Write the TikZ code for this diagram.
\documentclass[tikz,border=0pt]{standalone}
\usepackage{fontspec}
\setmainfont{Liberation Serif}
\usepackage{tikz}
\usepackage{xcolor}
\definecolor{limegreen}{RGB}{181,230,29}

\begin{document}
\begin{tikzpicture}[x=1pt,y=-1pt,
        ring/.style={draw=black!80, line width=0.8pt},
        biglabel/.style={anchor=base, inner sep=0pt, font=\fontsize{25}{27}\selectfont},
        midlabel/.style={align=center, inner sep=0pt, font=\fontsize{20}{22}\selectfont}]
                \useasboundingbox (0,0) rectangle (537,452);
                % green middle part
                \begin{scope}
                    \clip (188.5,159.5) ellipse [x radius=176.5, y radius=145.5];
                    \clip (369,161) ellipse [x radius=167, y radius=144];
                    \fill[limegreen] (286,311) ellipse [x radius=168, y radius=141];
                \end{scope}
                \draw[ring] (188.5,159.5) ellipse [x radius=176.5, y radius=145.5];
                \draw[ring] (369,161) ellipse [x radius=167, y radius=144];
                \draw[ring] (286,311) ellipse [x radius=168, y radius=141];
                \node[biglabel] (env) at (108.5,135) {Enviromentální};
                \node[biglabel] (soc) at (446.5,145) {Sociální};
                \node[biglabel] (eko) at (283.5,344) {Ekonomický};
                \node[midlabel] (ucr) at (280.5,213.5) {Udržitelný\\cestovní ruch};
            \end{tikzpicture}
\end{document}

== == ==

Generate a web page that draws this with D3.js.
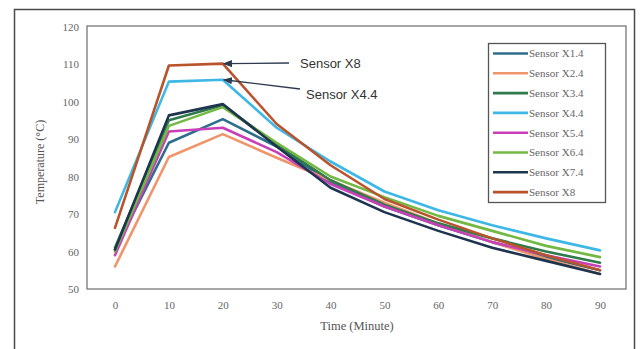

== == ==

▸ **Goal**
All lines in the data that contain the word "this" should be copied.

▸ **Completed exercise**
Write the TikZ code for this diagram.
Generate a web page that draws this with D3.js.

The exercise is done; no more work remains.